Make Yourself Redundant

The less dependent your business is on you, the more valuable it will be to a buyer, and the more likely you’ll be able to exit without a lengthy transition. If you currently play a critical role in day-to-day operations, look for ways to hand off some (or all) of your duties prior to selling. This might mean hiring and grooming your replacement, transitioning customer relationships to others, or giving more responsibility to your management team.

These are not easy adjustments to make. It can be challenging to trust your team with key functions, and there is some risk that changes could create problems. However, if you are successful in building a structure that allows the business to run independently, it will be a significantly more attractive acquisition candidate. Some owners decide after taking this step that they don’t need to sell after all, instead holding on to what essentially becomes an “annuity”.

move toward predictable revenue

Move Towards Predictable Revenue

Perhaps the most important determinant of value is the extent to which a buyer can predict revenue (and profit) post-transaction. Businesses with lumpy sales, whether project-based, cyclical, or otherwise, tend to be discounted. So, think about ways you can move towards predictable revenue. You might look to roll out a subscription model, offer a maintenance program, or simply ask your existing customers to sign long-term contracts with purchase commitments.

If your business is cyclical, there may be steps you can take to normalize income. A company selling ski accessories with heavy sales in the winter might look to get into beach products. Owners with highly predictable revenue often command a valuation multiple of sales vs. profit, so taking steps in this direction could be rewarding.

Keep Straightforward, Accurate Financials

One of the first steps a buyer will take is to review 3-5 years of profit and loss, cash flow, and balance sheet statements. It is important that you have these statements available, and that they provide a true picture of your business’ financial state. In years leading up to a sale, businesses should make sure they are keeping up with the basics, including taking regular inventory, reconciling bank statements, and properly accruing expenses. While audited financials are not necessary (and are rare for small businesses), buyers do look favorably upon them.

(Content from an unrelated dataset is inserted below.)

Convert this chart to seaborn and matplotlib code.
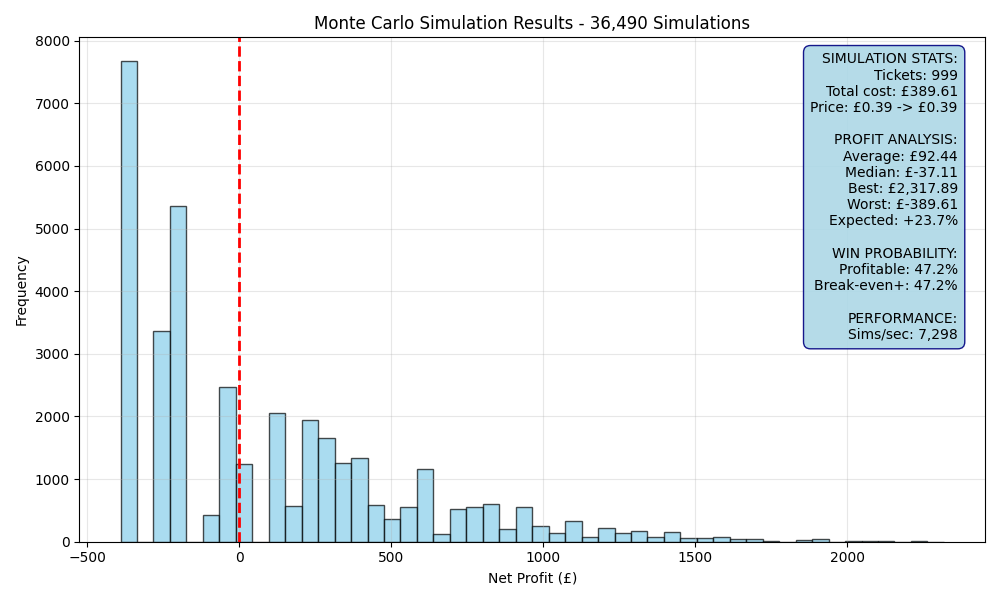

A less expensive alternative is to have your financials reviewed. It might be helpful to hire a CFO or controller, even if fractional/part time, and/or to engage a CPA firm familiar with your industry. Lastly, consider changing any “write off” habits leading up to a sale. While most business owners look to expense everything possible to keep profit and taxes at a minimum, a lower profit on your books could translate to a lower valuation.

Address Risk Areas

Some risk areas for a buyer include customer or supplier concentration, pending legal issues, old equipment, insufficient IP protection, or a lease without an option to renew. With a sufficient time-horizon, all of these areas can be addressed and improved. If you have one customer that comprises 25% of revenue year after year, focus on building other relationships and bringing on new customers to reduce the concentration. If your equipment is old, look to update it prior to a sale. Like selling a house, fixing any problems prior to selling will make for a smoother transaction.

net result

Know What You Need to Net

An important step in preparing to selling your business is to assess what you will need to net. Is there a number below which it would not make sense to sell – whether for retirement, an investment, reduction of debt, or another purpose? If so, you will benefit from working with your CPA (or another knowledgeable professional) to assess whether you are likely to achieve that number, after taxes, from a sale. Understanding your target will help you to determine your timeframe, and any steps you may need to get there.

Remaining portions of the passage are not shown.